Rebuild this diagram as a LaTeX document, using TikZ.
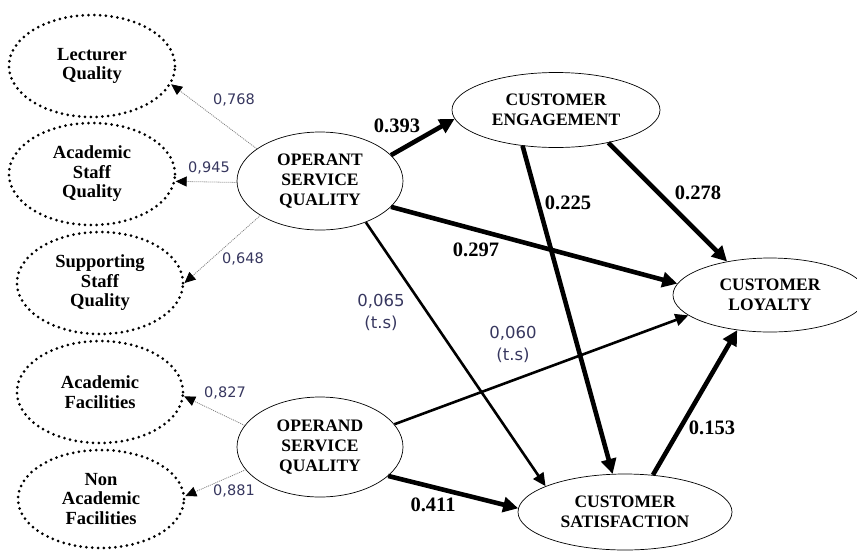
\documentclass[tikz,border=0pt]{standalone}
\usepackage{fontspec}
\setmainfont{Liberation Serif}
\newfontfamily\lblfont{DejaVu Sans}
\usetikzlibrary{arrows.meta,shapes.geometric}
\definecolor{lblcol}{RGB}{55,55,95}
\begin{document}
\begin{tikzpicture}[x=1pt,y=-1pt,
  lat/.style={ellipse,draw,line width=0.7pt,inner sep=0pt,align=center,
    font=\bfseries\fontsize{17.5}{20}\selectfont},
  ind/.style={ellipse,draw,line width=3pt,dash pattern=on 0pt off 5.8pt,line cap=round,
    minimum width=166pt,minimum height=102pt,inner sep=0pt,align=center,
    font=\bfseries\fontsize{18.5}{19.5}\selectfont},
  load/.style={draw=gray,line width=0.8pt,dash pattern=on 1pt off 1pt,
    -{Triangle[length=11pt,width=10pt,color=black]}},
  strong/.style={line width=4.6pt,-{Triangle[length=15pt,width=15pt]}},
  weak/.style={line width=2.6pt,-{Triangle[length=13pt,width=12pt]}},
  ldlab/.style={text=lblcol,font=\lblfont\fontsize{14.5}{16}\selectfont,inner sep=0pt},
  tslab/.style={text=lblcol,font=\lblfont\fontsize{16.5}{22}\selectfont,inner sep=0pt,align=center},
  blab/.style={font=\bfseries\fontsize{20.5}{22}\selectfont,inner sep=0pt}]
\useasboundingbox (0,0) rectangle (857,550);
% indicator ellipses
\node[ind] (lq) at (92,66) {Lecturer\\Quality};
\node[ind] (asq) at (92,174) {Academic\\Staff\\Quality};
\node[ind] (ssq) at (100,283) {Supporting\\Staff\\Quality};
\node[ind] (af) at (100,392) {Academic\\Facilities};
\node[ind,minimum height=98pt] (naf) at (101,499) {Non\\Academic\\Facilities};
% latent constructs
\node[lat,minimum width=166pt,minimum height=98pt] (osq) at (320,181) {OPERANT\\SERVICE\\QUALITY};
\node[lat,minimum width=166pt,minimum height=100pt] (odq) at (320,447) {OPERAND\\SERVICE\\QUALITY};
\node[lat,minimum width=208pt,minimum height=75pt] (eng) at (556,110) {CUSTOMER\\ENGAGEMENT};
\node[lat,minimum width=194pt,minimum height=74pt] (loy) at (770,295) {CUSTOMER\\LOYALTY};
\node[lat,minimum width=214pt,minimum height=76pt] (sat) at (625,512) {CUSTOMER\\SATISFACTION};
% loadings
\draw[load] (osq.153) -- (lq.-13);
\draw[load] (osq.181) -- (asq.-5);
\draw[load] (osq.210) -- (ssq.0);
\draw[load] (odq.164) -- (af.-3);
\draw[load] (odq.197) -- (naf.2);
% structural paths
\draw[strong] (osq.20) -- (eng.185);
\draw[strong] (osq.-20) -- (loy.173);
\draw[weak] (osq.-42) -- (sat.162);
\draw[weak] (odq.17) -- (loy.194);
\draw[strong] (odq.-23) -- (sat.178);
\draw[strong] (eng.-133) -- (sat.108);
\draw[strong] (eng.-32) -- (loy.142);
\draw[strong] (sat.53) -- (loy.227);
% labels
\node[ldlab] (t768) at (234,100) {0,768};
\node[ldlab] (t945) at (209,168) {0,945};
\node[ldlab] (t648) at (243,259) {0,648};
\node[ldlab] (t827) at (225,393) {0,827};
\node[ldlab] (t881) at (234,491) {0,881};
\node[tslab] (t065) at (381,312) {0,065\\(t.s)};
\node[tslab] (t060) at (513,344) {0,060\\(t.s)};
\node[blab] (t393) at (397,126) {0.393};
\node[blab] (t297) at (476,250) {0.297};
\node[blab] (t225) at (568,203) {0.225};
\node[blab] (t278) at (698,193) {0.278};
\node[blab] (t153) at (712,428) {0.153};
\node[blab] (t411) at (433,505) {0.411};
\end{tikzpicture}
\end{document}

::::

The listing above must be printed again exactly, minus its pictures.

**EXERCISE RESULT**
Rebuild this diagram as a LaTeX document, using TikZ.
\documentclass[tikz,border=0pt]{standalone}
\usepackage{fontspec}
\setmainfont{Liberation Serif}
\newfontfamily\lblfont{DejaVu Sans}
\usetikzlibrary{arrows.meta,shapes.geometric}
\definecolor{lblcol}{RGB}{55,55,95}
\begin{document}
\begin{tikzpicture}[x=1pt,y=-1pt,
  lat/.style={ellipse,draw,line width=0.7pt,inner sep=0pt,align=center,
    font=\bfseries\fontsize{17.5}{20}\selectfont},
  ind/.style={ellipse,draw,line width=3pt,dash pattern=on 0pt off 5.8pt,line cap=round,
    minimum width=166pt,minimum height=102pt,inner sep=0pt,align=center,
    font=\bfseries\fontsize{18.5}{19.5}\selectfont},
  load/.style={draw=gray,line width=0.8pt,dash pattern=on 1pt off 1pt,
    -{Triangle[length=11pt,width=10pt,color=black]}},
  strong/.style={line width=4.6pt,-{Triangle[length=15pt,width=15pt]}},
  weak/.style={line width=2.6pt,-{Triangle[length=13pt,width=12pt]}},
  ldlab/.style={text=lblcol,font=\lblfont\fontsize{14.5}{16}\selectfont,inner sep=0pt},
  tslab/.style={text=lblcol,font=\lblfont\fontsize{16.5}{22}\selectfont,inner sep=0pt,align=center},
  blab/.style={font=\bfseries\fontsize{20.5}{22}\selectfont,inner sep=0pt}]
\useasboundingbox (0,0) rectangle (857,550);
% indicator ellipses
\node[ind] (lq) at (92,66) {Lecturer\\Quality};
\node[ind] (asq) at (92,174) {Academic\\Staff\\Quality};
\node[ind] (ssq) at (100,283) {Supporting\\Staff\\Quality};
\node[ind] (af) at (100,392) {Academic\\Facilities};
\node[ind,minimum height=98pt] (naf) at (101,499) {Non\\Academic\\Facilities};
% latent constructs
\node[lat,minimum width=166pt,minimum height=98pt] (osq) at (320,181) {OPERANT\\SERVICE\\QUALITY};
\node[lat,minimum width=166pt,minimum height=100pt] (odq) at (320,447) {OPERAND\\SERVICE\\QUALITY};
\node[lat,minimum width=208pt,minimum height=75pt] (eng) at (556,110) {CUSTOMER\\ENGAGEMENT};
\node[lat,minimum width=194pt,minimum height=74pt] (loy) at (770,295) {CUSTOMER\\LOYALTY};
\node[lat,minimum width=214pt,minimum height=76pt] (sat) at (625,512) {CUSTOMER\\SATISFACTION};
% loadings
\draw[load] (osq.153) -- (lq.-13);
\draw[load] (osq.181) -- (asq.-5);
\draw[load] (osq.210) -- (ssq.0);
\draw[load] (odq.164) -- (af.-3);
\draw[load] (odq.197) -- (naf.2);
% structural paths
\draw[strong] (osq.20) -- (eng.185);
\draw[strong] (osq.-20) -- (loy.173);
\draw[weak] (osq.-42) -- (sat.162);
\draw[weak] (odq.17) -- (loy.194);
\draw[strong] (odq.-23) -- (sat.178);
\draw[strong] (eng.-133) -- (sat.108);
\draw[strong] (eng.-32) -- (loy.142);
\draw[strong] (sat.53) -- (loy.227);
% labels
\node[ldlab] (t768) at (234,100) {0,768};
\node[ldlab] (t945) at (209,168) {0,945};
\node[ldlab] (t648) at (243,259) {0,648};
\node[ldlab] (t827) at (225,393) {0,827};
\node[ldlab] (t881) at (234,491) {0,881};
\node[tslab] (t065) at (381,312) {0,065\\(t.s)};
\node[tslab] (t060) at (513,344) {0,060\\(t.s)};
\node[blab] (t393) at (397,126) {0.393};
\node[blab] (t297) at (476,250) {0.297};
\node[blab] (t225) at (568,203) {0.225};
\node[blab] (t278) at (698,193) {0.278};
\node[blab] (t153) at (712,428) {0.153};
\node[blab] (t411) at (433,505) {0.411};
\end{tikzpicture}
\end{document}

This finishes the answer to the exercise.